_Instructions for the task_
Transcribe the listing word for word.

_Dataset excerpt_
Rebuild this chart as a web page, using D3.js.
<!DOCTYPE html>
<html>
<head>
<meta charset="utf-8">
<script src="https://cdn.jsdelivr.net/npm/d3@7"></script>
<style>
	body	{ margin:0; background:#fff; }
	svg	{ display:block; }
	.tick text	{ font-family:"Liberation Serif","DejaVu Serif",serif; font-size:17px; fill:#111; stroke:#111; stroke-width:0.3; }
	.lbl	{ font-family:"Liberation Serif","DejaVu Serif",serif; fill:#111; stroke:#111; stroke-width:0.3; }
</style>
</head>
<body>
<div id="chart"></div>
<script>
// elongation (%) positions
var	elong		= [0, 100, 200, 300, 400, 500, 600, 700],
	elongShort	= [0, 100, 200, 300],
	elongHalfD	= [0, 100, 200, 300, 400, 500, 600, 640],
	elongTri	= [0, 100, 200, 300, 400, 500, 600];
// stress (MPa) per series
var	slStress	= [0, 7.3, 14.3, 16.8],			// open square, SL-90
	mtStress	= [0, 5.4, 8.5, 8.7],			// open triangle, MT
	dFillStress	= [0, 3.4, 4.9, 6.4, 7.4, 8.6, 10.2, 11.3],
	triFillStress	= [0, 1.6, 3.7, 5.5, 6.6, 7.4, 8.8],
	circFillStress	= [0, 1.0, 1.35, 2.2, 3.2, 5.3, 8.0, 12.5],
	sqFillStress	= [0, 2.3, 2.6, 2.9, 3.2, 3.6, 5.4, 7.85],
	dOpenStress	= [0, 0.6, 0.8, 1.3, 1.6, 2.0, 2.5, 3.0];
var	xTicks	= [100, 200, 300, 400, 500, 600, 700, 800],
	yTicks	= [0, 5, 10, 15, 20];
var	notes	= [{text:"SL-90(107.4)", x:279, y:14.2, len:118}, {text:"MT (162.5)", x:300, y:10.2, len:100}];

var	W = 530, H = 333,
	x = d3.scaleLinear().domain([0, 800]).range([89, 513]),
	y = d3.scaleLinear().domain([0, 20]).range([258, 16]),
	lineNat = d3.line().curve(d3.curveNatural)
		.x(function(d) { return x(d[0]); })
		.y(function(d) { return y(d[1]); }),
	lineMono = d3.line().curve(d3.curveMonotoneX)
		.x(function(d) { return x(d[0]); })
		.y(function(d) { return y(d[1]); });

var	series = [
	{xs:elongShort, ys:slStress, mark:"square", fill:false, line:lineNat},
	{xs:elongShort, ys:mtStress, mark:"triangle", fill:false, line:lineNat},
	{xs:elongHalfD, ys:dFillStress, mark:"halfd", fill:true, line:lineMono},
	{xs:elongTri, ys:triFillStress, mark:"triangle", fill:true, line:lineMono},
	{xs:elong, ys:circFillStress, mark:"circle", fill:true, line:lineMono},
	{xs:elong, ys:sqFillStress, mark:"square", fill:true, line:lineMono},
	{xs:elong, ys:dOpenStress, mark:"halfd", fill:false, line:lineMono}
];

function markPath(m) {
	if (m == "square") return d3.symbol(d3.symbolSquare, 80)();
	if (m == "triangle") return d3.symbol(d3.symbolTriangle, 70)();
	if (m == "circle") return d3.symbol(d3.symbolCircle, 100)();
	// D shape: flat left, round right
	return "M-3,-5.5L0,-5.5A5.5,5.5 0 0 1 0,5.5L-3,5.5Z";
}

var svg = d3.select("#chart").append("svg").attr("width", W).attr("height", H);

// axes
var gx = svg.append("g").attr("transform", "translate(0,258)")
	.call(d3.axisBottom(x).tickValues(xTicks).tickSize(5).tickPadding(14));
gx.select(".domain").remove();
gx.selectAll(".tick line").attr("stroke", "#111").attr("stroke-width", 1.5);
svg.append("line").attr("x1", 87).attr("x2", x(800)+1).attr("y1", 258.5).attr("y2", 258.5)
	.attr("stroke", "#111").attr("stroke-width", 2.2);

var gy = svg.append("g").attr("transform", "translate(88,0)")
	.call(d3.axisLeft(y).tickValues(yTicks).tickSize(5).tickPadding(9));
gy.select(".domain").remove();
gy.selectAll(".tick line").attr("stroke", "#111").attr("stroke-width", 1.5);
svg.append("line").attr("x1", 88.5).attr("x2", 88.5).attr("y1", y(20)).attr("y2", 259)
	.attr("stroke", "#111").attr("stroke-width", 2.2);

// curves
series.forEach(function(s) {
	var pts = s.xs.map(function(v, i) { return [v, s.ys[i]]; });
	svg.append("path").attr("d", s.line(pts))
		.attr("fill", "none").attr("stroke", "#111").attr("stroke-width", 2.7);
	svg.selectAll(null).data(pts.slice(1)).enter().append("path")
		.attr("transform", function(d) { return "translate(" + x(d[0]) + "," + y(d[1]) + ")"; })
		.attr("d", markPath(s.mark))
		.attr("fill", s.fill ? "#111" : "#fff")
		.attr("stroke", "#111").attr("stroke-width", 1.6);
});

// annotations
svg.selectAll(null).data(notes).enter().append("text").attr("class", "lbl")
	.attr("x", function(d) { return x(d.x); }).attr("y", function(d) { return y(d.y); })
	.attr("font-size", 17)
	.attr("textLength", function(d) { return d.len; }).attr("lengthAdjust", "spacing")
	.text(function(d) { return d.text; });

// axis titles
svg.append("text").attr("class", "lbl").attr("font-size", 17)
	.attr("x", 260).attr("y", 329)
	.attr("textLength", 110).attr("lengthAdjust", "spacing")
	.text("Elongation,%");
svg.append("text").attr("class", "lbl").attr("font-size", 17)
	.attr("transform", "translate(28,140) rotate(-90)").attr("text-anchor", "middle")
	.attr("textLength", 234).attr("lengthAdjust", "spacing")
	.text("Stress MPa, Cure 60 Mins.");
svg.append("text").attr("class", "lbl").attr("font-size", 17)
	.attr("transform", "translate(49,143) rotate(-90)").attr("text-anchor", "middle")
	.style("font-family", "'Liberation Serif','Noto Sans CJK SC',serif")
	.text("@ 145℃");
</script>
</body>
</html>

_Worked solution_
Rebuild this chart as a web page, using D3.js.
<!DOCTYPE html>
<html>
<head>
<meta charset="utf-8">
<script src="https://cdn.jsdelivr.net/npm/d3@7"></script>
<style>
	body	{ margin:0; background:#fff; }
	svg	{ display:block; }
	.tick text	{ font-family:"Liberation Serif","DejaVu Serif",serif; font-size:17px; fill:#111; stroke:#111; stroke-width:0.3; }
	.lbl	{ font-family:"Liberation Serif","DejaVu Serif",serif; fill:#111; stroke:#111; stroke-width:0.3; }
</style>
</head>
<body>
<div id="chart"></div>
<script>
// elongation (%) positions
var	elong		= [0, 100, 200, 300, 400, 500, 600, 700],
	elongShort	= [0, 100, 200, 300],
	elongHalfD	= [0, 100, 200, 300, 400, 500, 600, 640],
	elongTri	= [0, 100, 200, 300, 400, 500, 600];
// stress (MPa) per series
var	slStress	= [0, 7.3, 14.3, 16.8],			// open square, SL-90
	mtStress	= [0, 5.4, 8.5, 8.7],			// open triangle, MT
	dFillStress	= [0, 3.4, 4.9, 6.4, 7.4, 8.6, 10.2, 11.3],
	triFillStress	= [0, 1.6, 3.7, 5.5, 6.6, 7.4, 8.8],
	circFillStress	= [0, 1.0, 1.35, 2.2, 3.2, 5.3, 8.0, 12.5],
	sqFillStress	= [0, 2.3, 2.6, 2.9, 3.2, 3.6, 5.4, 7.85],
	dOpenStress	= [0, 0.6, 0.8, 1.3, 1.6, 2.0, 2.5, 3.0];
var	xTicks	= [100, 200, 300, 400, 500, 600, 700, 800],
	yTicks	= [0, 5, 10, 15, 20];
var	notes	= [{text:"SL-90(107.4)", x:279, y:14.2, len:118}, {text:"MT (162.5)", x:300, y:10.2, len:100}];

var	W = 530, H = 333,
	x = d3.scaleLinear().domain([0, 800]).range([89, 513]),
	y = d3.scaleLinear().domain([0, 20]).range([258, 16]),
	lineNat = d3.line().curve(d3.curveNatural)
		.x(function(d) { return x(d[0]); })
		.y(function(d) { return y(d[1]); }),
	lineMono = d3.line().curve(d3.curveMonotoneX)
		.x(function(d) { return x(d[0]); })
		.y(function(d) { return y(d[1]); });

var	series = [
	{xs:elongShort, ys:slStress, mark:"square", fill:false, line:lineNat},
	{xs:elongShort, ys:mtStress, mark:"triangle", fill:false, line:lineNat},
	{xs:elongHalfD, ys:dFillStress, mark:"halfd", fill:true, line:lineMono},
	{xs:elongTri, ys:triFillStress, mark:"triangle", fill:true, line:lineMono},
	{xs:elong, ys:circFillStress, mark:"circle", fill:true, line:lineMono},
	{xs:elong, ys:sqFillStress, mark:"square", fill:true, line:lineMono},
	{xs:elong, ys:dOpenStress, mark:"halfd", fill:false, line:lineMono}
];

function markPath(m) {
	if (m == "square") return d3.symbol(d3.symbolSquare, 80)();
	if (m == "triangle") return d3.symbol(d3.symbolTriangle, 70)();
	if (m == "circle") return d3.symbol(d3.symbolCircle, 100)();
	// D shape: flat left, round right
	return "M-3,-5.5L0,-5.5A5.5,5.5 0 0 1 0,5.5L-3,5.5Z";
}

var svg = d3.select("#chart").append("svg").attr("width", W).attr("height", H);

// axes
var gx = svg.append("g").attr("transform", "translate(0,258)")
	.call(d3.axisBottom(x).tickValues(xTicks).tickSize(5).tickPadding(14));
gx.select(".domain").remove();
gx.selectAll(".tick line").attr("stroke", "#111").attr("stroke-width", 1.5);
svg.append("line").attr("x1", 87).attr("x2", x(800)+1).attr("y1", 258.5).attr("y2", 258.5)
	.attr("stroke", "#111").attr("stroke-width", 2.2);

var gy = svg.append("g").attr("transform", "translate(88,0)")
	.call(d3.axisLeft(y).tickValues(yTicks).tickSize(5).tickPadding(9));
gy.select(".domain").remove();
gy.selectAll(".tick line").attr("stroke", "#111").attr("stroke-width", 1.5);
svg.append("line").attr("x1", 88.5).attr("x2", 88.5).attr("y1", y(20)).attr("y2", 259)
	.attr("stroke", "#111").attr("stroke-width", 2.2);

// curves
series.forEach(function(s) {
	var pts = s.xs.map(function(v, i) { return [v, s.ys[i]]; });
	svg.append("path").attr("d", s.line(pts))
		.attr("fill", "none").attr("stroke", "#111").attr("stroke-width", 2.7);
	svg.selectAll(null).data(pts.slice(1)).enter().append("path")
		.attr("transform", function(d) { return "translate(" + x(d[0]) + "," + y(d[1]) + ")"; })
		.attr("d", markPath(s.mark))
		.attr("fill", s.fill ? "#111" : "#fff")
		.attr("stroke", "#111").attr("stroke-width", 1.6);
});

// annotations
svg.selectAll(null).data(notes).enter().append("text").attr("class", "lbl")
	.attr("x", function(d) { return x(d.x); }).attr("y", function(d) { return y(d.y); })
	.attr("font-size", 17)
	.attr("textLength", function(d) { return d.len; }).attr("lengthAdjust", "spacing")
	.text(function(d) { return d.text; });

// axis titles
svg.append("text").attr("class", "lbl").attr("font-size", 17)
	.attr("x", 260).attr("y", 329)
	.attr("textLength", 110).attr("lengthAdjust", "spacing")
	.text("Elongation,%");
svg.append("text").attr("class", "lbl").attr("font-size", 17)
	.attr("transform", "translate(28,140) rotate(-90)").attr("text-anchor", "middle")
	.attr("textLength", 234).attr("lengthAdjust", "spacing")
	.text("Stress MPa, Cure 60 Mins.");
svg.append("text").attr("class", "lbl").attr("font-size", 17)
	.attr("transform", "translate(49,143) rotate(-90)").attr("text-anchor", "middle")
	.style("font-family", "'Liberation Serif','Noto Sans CJK SC',serif")
	.text("@ 145℃");
</script>
</body>
</html>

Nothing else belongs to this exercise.